This autumn, Institute of Technology Carlow reflects with gratitude as it marks a 50-year milestone since it first offered higher education programmes to learners across the southeast.
1970 was the year the Beatles broke up, and the year anti-Vietnam war students protested on college campuses across the States. Closer to home, 1970 was the year Dana won the Eurovision, President Nixon visited Ireland, and the Institute of Technology Carlow – then known as Carlow Regional Technical College (RTC) – first opened its doors to students.
This autumn, the Institute of Technology Carlow marks a 50-year milestone since it first offered higher education programmes to learners across the southeast. There have been many changes in that half-century and a great many achievements by the Institute in its journey to becoming one of Ireland’s largest institutes of technology.
Since its founding, the Institute of Technology Carlow has grown from a regional technical college to an institute of technology with over 9,000 learners pursuing more than 200 programmes of study, from certificates to doctorates. The college has grown in size and in reputation to become one of Ireland’s most respected higher education institutions and an engine of growth for the southeast region with global alumni of more than 60,000.
Dr Patricia Mulcahy, President of IT Carlow, said:
“Earlier this year when we planned a programme to celebrate our 50 years, we never imagined that 2020 would be such an unforgettable year. The pandemic means that we will not mark our significant birthday in the way we had planned. We will however reflect on this institute’s journey over 50 years, its many achievements, and its legacy. We are now at a transformational time in its history as we move towards becoming a technological university in 2022.”
Opened on 22 September 1970 at a cost of £500,000, the first courses offered by the then Carlow RTC covered technology, science, and business, with special emphasis given to food technology, industrial processing, and instrumentation. A two-year hotel management course designed for existing hotel employees cost £160 per annum, which included fees and accommodation. Job opportunities heralded for graduates at the time included computer programming, work-study specialist, quality controller, and company secretary.
John Gallagher, educated at Summerhill College in Sligo and University College Cork, was appointed the principal of the new regional college in January 1970. He is a chartered engineer and, prior to his appointment, was a senior lecturer at Liverpool Polytechnic.
John steered the Institute through its early years when the regional technical colleges were under the vocational educational committees, until they were placed on an independent basis by the Regional Technical Colleges Acts in 1993, and subsequently received ‘Institute of Technology’ status in the late 1990s. Mr Gallagher retired in 2003.
A 1970 newspaper article in The Nationalist, penned by broadcaster and Carlovian Olivia O’Leary, and titled A Yellow World in Carlow, quoted a young electrical apprentice who spoke of the advantages of studying at Carlow RTC. He commented:
“Country students don’t have to go to the cities, running the risk of losing their identity in an anonymous mass. We want to make people aware of the fact that the college exists for everyone and that there are classes and courses here that can be taken by people of any age”.
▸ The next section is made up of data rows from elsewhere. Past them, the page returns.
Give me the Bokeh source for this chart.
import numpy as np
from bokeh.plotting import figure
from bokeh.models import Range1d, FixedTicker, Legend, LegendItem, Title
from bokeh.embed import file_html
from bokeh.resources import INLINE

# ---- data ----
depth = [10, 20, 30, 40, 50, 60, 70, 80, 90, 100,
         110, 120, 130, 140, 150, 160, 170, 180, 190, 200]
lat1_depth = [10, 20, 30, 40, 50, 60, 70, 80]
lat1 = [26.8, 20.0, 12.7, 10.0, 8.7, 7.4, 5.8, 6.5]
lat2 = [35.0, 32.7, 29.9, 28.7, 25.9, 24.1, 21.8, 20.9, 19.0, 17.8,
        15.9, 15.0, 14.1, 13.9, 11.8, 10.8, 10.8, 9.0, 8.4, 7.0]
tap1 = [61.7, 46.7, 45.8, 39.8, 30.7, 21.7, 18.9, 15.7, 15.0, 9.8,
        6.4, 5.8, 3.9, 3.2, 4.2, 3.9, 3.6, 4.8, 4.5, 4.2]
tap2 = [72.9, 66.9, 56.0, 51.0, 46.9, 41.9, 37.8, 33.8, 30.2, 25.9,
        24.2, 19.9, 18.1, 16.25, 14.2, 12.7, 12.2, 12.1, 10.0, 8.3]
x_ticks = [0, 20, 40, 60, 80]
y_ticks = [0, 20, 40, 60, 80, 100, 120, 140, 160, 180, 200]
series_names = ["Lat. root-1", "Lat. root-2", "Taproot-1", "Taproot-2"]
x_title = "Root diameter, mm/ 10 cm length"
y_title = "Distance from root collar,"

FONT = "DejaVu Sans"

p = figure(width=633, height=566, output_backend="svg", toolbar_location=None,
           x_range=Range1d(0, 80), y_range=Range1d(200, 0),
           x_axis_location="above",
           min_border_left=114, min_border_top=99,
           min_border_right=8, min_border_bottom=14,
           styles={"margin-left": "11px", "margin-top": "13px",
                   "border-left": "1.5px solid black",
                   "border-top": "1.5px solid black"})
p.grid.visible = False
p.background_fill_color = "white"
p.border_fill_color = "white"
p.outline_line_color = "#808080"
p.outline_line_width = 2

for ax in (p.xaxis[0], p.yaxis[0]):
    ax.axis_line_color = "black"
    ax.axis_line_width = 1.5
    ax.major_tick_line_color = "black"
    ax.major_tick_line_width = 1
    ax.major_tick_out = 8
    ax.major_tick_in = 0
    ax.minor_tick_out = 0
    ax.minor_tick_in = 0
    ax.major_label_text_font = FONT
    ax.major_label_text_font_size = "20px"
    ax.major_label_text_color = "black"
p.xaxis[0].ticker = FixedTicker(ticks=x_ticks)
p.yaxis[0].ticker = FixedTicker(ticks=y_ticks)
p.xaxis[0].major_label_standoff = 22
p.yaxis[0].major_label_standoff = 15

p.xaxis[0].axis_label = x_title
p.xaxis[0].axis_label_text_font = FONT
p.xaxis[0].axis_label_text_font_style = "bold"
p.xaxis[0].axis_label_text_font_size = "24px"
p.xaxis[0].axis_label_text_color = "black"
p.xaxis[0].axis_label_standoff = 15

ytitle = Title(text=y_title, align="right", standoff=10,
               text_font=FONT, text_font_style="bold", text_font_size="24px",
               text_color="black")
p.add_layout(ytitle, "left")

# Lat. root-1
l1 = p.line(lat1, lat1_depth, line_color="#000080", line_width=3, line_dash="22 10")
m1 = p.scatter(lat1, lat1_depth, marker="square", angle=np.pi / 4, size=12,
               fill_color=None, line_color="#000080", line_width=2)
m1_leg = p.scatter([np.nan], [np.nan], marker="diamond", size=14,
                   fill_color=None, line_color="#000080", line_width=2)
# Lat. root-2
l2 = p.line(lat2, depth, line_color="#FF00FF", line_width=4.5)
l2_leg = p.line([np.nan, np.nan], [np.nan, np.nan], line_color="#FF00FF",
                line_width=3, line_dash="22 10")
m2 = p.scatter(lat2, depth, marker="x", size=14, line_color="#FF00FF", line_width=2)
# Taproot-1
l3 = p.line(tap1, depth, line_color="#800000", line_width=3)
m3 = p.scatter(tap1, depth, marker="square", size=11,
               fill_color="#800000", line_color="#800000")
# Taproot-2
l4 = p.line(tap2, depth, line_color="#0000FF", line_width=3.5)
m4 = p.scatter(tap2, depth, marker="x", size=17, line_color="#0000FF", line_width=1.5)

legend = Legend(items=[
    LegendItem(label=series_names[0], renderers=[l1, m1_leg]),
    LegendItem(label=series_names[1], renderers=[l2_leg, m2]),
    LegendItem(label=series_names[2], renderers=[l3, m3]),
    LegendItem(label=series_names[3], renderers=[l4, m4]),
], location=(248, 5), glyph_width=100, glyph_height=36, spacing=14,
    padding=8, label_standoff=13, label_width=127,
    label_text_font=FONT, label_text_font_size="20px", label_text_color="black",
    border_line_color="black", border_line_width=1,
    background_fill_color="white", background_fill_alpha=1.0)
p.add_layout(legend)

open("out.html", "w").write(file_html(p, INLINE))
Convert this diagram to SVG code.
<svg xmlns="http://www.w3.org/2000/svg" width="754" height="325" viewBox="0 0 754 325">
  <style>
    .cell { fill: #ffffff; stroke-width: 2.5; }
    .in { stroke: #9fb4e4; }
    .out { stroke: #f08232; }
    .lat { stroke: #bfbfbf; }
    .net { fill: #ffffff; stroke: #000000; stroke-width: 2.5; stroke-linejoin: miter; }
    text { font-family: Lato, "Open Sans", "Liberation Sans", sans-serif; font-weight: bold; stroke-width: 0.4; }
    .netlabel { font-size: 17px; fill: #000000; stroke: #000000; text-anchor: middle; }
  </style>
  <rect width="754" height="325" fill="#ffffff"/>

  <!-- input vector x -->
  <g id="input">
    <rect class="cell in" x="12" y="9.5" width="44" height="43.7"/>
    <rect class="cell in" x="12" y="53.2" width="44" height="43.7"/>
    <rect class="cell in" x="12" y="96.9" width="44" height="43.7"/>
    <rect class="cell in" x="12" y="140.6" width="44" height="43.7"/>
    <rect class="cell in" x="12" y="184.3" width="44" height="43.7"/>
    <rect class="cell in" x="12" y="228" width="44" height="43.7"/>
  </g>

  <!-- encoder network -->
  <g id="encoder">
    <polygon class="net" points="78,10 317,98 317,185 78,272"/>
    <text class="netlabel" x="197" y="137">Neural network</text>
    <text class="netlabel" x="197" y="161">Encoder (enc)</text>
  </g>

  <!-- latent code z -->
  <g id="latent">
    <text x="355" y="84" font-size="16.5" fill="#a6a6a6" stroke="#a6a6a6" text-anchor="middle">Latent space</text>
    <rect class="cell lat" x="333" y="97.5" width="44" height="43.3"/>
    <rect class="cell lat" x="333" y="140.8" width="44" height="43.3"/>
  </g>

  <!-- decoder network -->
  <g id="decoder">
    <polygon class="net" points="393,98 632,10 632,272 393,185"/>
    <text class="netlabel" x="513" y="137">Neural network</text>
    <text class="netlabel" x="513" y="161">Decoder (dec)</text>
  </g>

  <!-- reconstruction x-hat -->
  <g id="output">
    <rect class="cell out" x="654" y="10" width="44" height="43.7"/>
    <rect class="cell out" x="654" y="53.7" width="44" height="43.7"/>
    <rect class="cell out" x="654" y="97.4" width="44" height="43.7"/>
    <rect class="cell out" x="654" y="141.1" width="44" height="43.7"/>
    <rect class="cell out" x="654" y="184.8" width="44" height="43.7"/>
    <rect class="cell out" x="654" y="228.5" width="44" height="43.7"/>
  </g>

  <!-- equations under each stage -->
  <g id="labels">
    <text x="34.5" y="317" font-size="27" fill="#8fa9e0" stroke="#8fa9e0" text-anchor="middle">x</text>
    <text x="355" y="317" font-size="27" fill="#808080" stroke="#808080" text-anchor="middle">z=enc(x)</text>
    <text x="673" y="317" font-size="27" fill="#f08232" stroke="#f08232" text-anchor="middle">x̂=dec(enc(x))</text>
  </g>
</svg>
In the same article, student Clare Carbery said:
“This is going to be better than a university. It will be less impersonal because we have a better staff-student ratio”.
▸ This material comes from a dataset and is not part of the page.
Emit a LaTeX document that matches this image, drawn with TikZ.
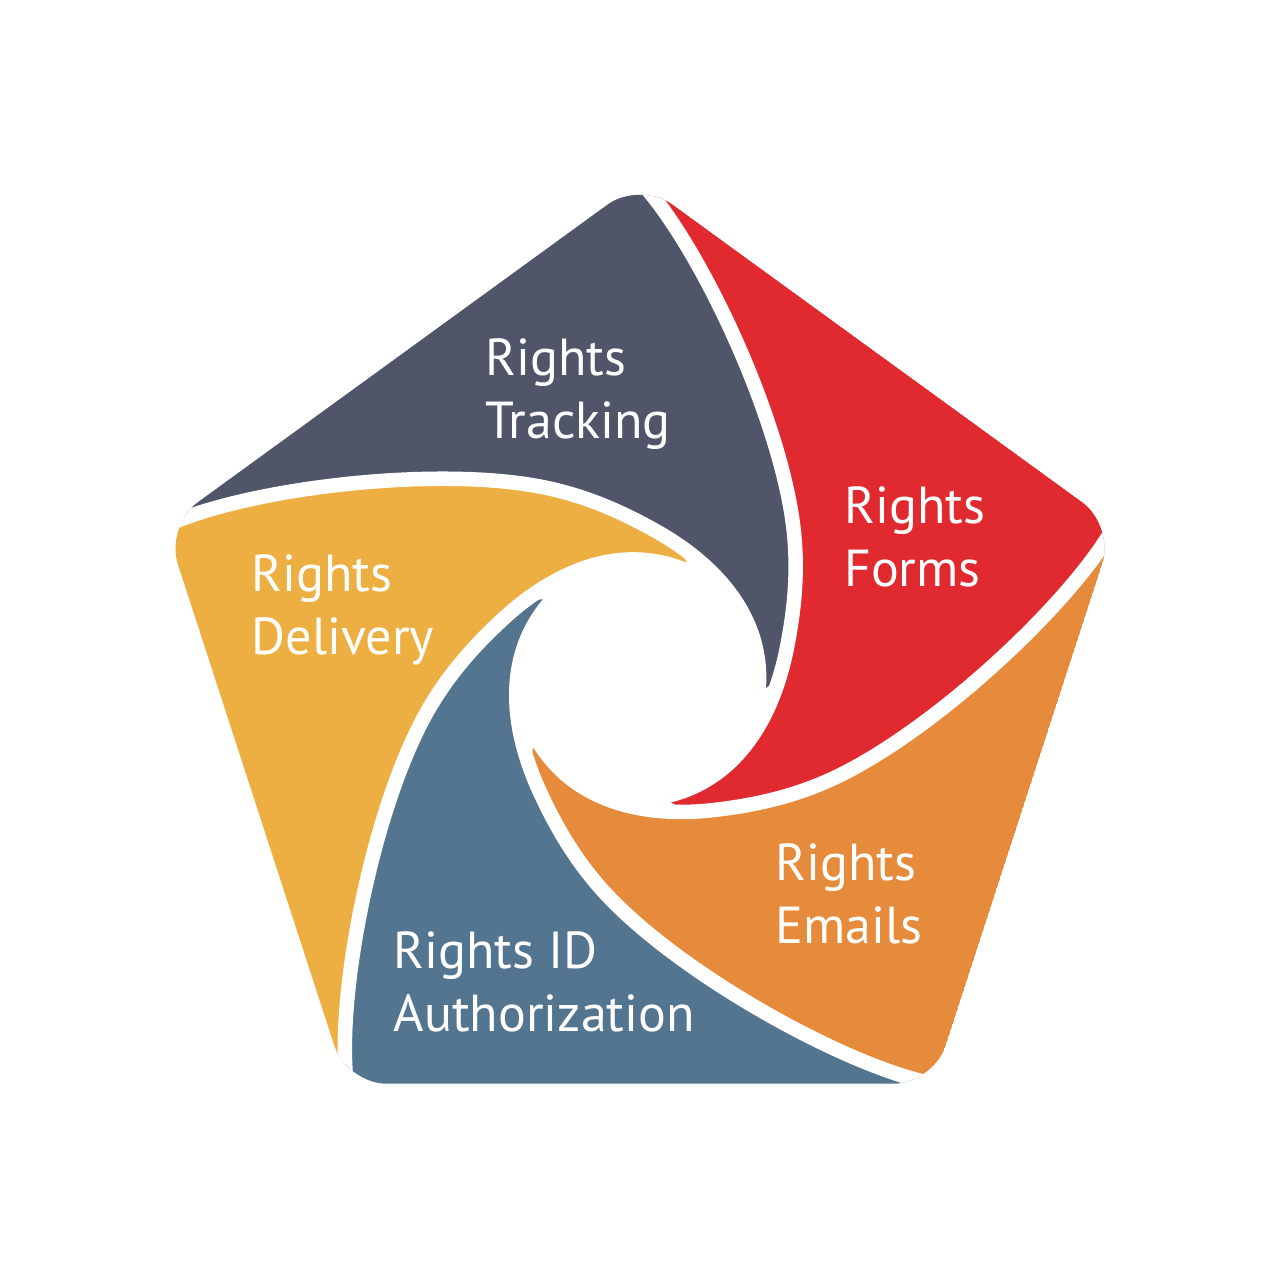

Fifty years later, the Institute of Technology Carlow is at an advanced stage in its trajectory to becoming a technological university, surpassing the original vision of its founders.
Dr Mulcahy remarked:
“In reaching 50 years, we thank the people before us who made this possible and we look to the future as Institute of Technology Carlow continues to evolve and lead. We look forward to another 50 years of knowledge and innovation, of openness and engagement, of ambition.
Institute of Technology Carlow acknowledges and thanks The Nationalist and Leinster Times newspapers for access to their archives for its 50th-anniversary project.